Frederick Illingworth (24 September 1844 – 8 September 1908),Australian politician, was a Member of Parliament in two Australian states, and a government minister in Western Australia. As a financier of land speculation in Victoria in the 1880s, he was heavily involved in the Victorian land boom.

Frederick Illingworth was born in Little Horton now part of Bradford, West Yorkshire on 24 September 1844. The son of a woolcomber, he emigrated to Victoria, Australia with his family at the age of four. As a young man he worked as an ironmonger at Brighton, Melbourne, and he later acquired pastoral land at Yalook. On 5 September 1867 he married Elizabeth Tarry, with whom he would have one son and one daughter. In the late 1870s he partnered with J. R. Hoskins to form an estate agent firm, but the business failed. In 1883 he returned to ironmongery, establishing an electroplating business in Melbourne.

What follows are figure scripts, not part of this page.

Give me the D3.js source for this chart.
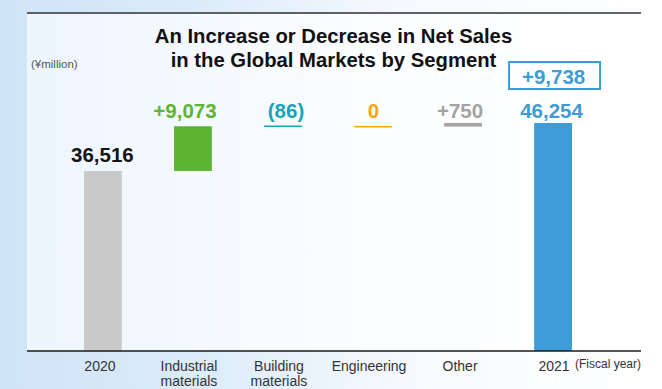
<!DOCTYPE html>
<html>
<head>
<meta charset="utf-8">
<script src="https://cdn.jsdelivr.net/npm/d3@7"></script>
<style>
  html, body { margin: 0; padding: 0; background: #fff; }
  svg { display: block; font-family: "Liberation Sans", Arial, Helvetica, sans-serif; }
</style>
</head>
<body>
<svg id="chart" width="662" height="389"></svg>
<script>
// ---- data ----
const categories = ["2020", "Industrial materials", "Building materials", "Engineering", "Other", "2021"];
const startValue = 36516;
const endValue = 46254;
const deltas = [9073, -86, 0, 750];
const valueLabels = ["36,516", "+9,073", "(86)", "0", "+750", "46,254"];
const totalChangeLabel = "+9,738";
const barColors = ["#c9c9c9", "#5cb531", "#18a3b6", "#f6a800", "#a5a5a5", "#3e9bd6"];
const labelColors = ["#141414", "#5cb531", "#18a3b6", "#f6a800", "#a3a3a3", "#3e9bd6"];
const titleLines = ["An Increase or Decrease in Net Sales", "in the Global Markets by Segment"];
const unitLabel = "(¥million)";
const fiscalLabel = "(Fiscal year)";

// ---- build waterfall segments ----
const segs = [];
segs.push({ cat: categories[0], lo: 0, hi: startValue });
let level = startValue;
deltas.forEach((d, i) => {
  const next = level + d;
  segs.push({ cat: categories[i + 1], lo: Math.min(level, next), hi: Math.max(level, next) });
  level = next;
});
segs.push({ cat: categories[5], lo: 0, hi: endValue });

const svg = d3.select("#chart");
const W = 662, H = 389;

// ---- background ----
const defs = svg.append("defs");
const bg = defs.append("linearGradient").attr("id", "bg").attr("x1", 0).attr("x2", 1).attr("y1", 0).attr("y2", 0);
bg.append("stop").attr("offset", "0%").attr("stop-color", "#cfe4f6");
bg.append("stop").attr("offset", "30%").attr("stop-color", "#dcebf9");
bg.append("stop").attr("offset", "62%").attr("stop-color", "#f6fafe");
bg.append("stop").attr("offset", "100%").attr("stop-color", "#ffffff");
const pg = defs.append("linearGradient").attr("id", "pg").attr("x1", 0).attr("x2", 1).attr("y1", 0).attr("y2", 0);
pg.append("stop").attr("offset", "0%").attr("stop-color", "#edf5fd");
pg.append("stop").attr("offset", "55%").attr("stop-color", "#fbfdff");
pg.append("stop").attr("offset", "100%").attr("stop-color", "#ffffff");

svg.append("rect").attr("width", W).attr("height", H).attr("fill", "url(#bg)");

const panel = { x0: 27, x1: 641, y0: 13, y1: 351 };
svg.append("rect").attr("x", panel.x0).attr("y", panel.y0)
  .attr("width", panel.x1 - panel.x0).attr("height", panel.y1 - panel.y0)
  .attr("fill", "url(#pg)");

// ---- scales ----
const x = d3.scaleBand().domain(categories).range([39, 617]).paddingInner(0.58).paddingOuter(0.5);
const y = d3.scaleLinear().domain([0, 50000]).range([panel.y1, 104.5]);

// ---- bars ----
svg.append("g").selectAll("rect").data(segs).join("rect")
  .attr("x", d => x(d.cat))
  .attr("width", x.bandwidth())
  .attr("y", d => {
    const h = y(d.lo) - y(d.hi);
    return h < 1.5 ? y(d.hi) - 0.75 : y(d.hi);
  })
  .attr("height", d => Math.max(1.5, y(d.lo) - y(d.hi)))
  .attr("fill", (d, i) => barColors[i]);

// ---- frame lines ----
svg.append("line").attr("x1", panel.x0).attr("x2", panel.x1).attr("y1", panel.y0).attr("y2", panel.y0)
  .attr("stroke", "#2b3038").attr("stroke-width", 1.5);

const xAxis = svg.append("g").attr("transform", `translate(0,${panel.y1})`)
  .call(d3.axisBottom(x).tickSize(0).tickFormat(""));
xAxis.select(".domain").attr("d", `M${panel.x0},0H${panel.x1}`).attr("stroke", "#1a1a1a").attr("stroke-width", 1.5);

// category labels (two lines where needed)
const labelShift = [-3, -4, -4, -4, -3, 1];
const catLabels = svg.append("g");
categories.forEach((c, i) => {
  const words = c.split(" ");
  const cx = x(c) + x.bandwidth() / 2 + labelShift[i];
  const t = catLabels.append("text").attr("x", cx).attr("y", 370.5)
    .attr("text-anchor", "middle").attr("font-size", 14).attr("fill", "#333");
  if (words.length > 1) {
    t.append("tspan").attr("x", cx).attr("dy", 0).text(words[0]);
    t.append("tspan").attr("x", cx).attr("dy", 15.5).text(words.slice(1).join(" "));
  } else {
    t.text(c);
  }
});
svg.append("text").attr("x", 575).attr("y", 368).attr("font-size", 12).attr("fill", "#333").text(fiscalLabel);

// ---- value labels ----
const valueShift = [-0.5, -8, 3, 0.5, -3, -1.5];
const rowY = y(startValue + deltas[0]) - 8;
svg.append("g").selectAll("text").data(segs).join("text")
  .attr("x", (d, i) => x(d.cat) + x.bandwidth() / 2 + valueShift[i])
  .attr("y", (d, i) => i === 0 ? y(d.hi) - 9 : rowY)
  .attr("text-anchor", "middle")
  .attr("font-size", 20.5).attr("font-weight", "bold")
  .attr("fill", (d, i) => labelColors[i])
  .text((d, i) => valueLabels[i]);

// ---- total change box ----
const lastCat = categories[categories.length - 1];
const bcx = x(lastCat) + x.bandwidth() / 2 + 1.5;
svg.append("rect").attr("x", bcx - 45.5).attr("y", 62).attr("width", 91).attr("height", 27)
  .attr("fill", "#ffffff").attr("stroke", "#3e9bd6").attr("stroke-width", 2);
svg.append("text").attr("x", bcx - 1).attr("y", 83.5).attr("text-anchor", "middle")
  .attr("font-size", 20.5).attr("font-weight", "bold").attr("fill", "#3e9bd6").text(totalChangeLabel);

// ---- title and unit ----
const title = svg.append("text").attr("text-anchor", "middle").attr("font-size", 20.3)
  .attr("font-weight", "bold").attr("fill", "#111");
titleLines.forEach((l, i) => {
  title.append("tspan").attr("x", 333.5).attr("y", 43 + i * 23.5).text(l);
});
svg.append("text").attr("x", 31).attr("y", 68).attr("font-size", 11.5).attr("fill", "#555").text(unitLabel);
</script>
</body>
</html>
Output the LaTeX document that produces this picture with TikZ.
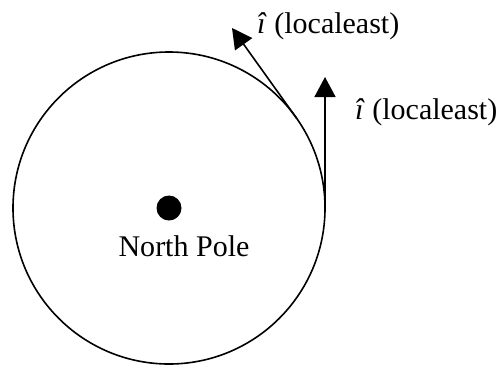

In 1888, Illingworth founded and became the major share holder in the Centennial Land Bank. This was a land bank formed to finance speculation on real estate during the Victorian land boom, an economic bubble that had begun in the early 1880s. The boom peaked around 1888, then crashed. Nearly every land company went into liquidation, and Illingworth was left with large debts. Despite having been elected to the Victorian Legislative Council for Northern Province in July 1889, Illingworth fled to Western Australia in 1890, and the following year his seat was declared vacant for non-attendance.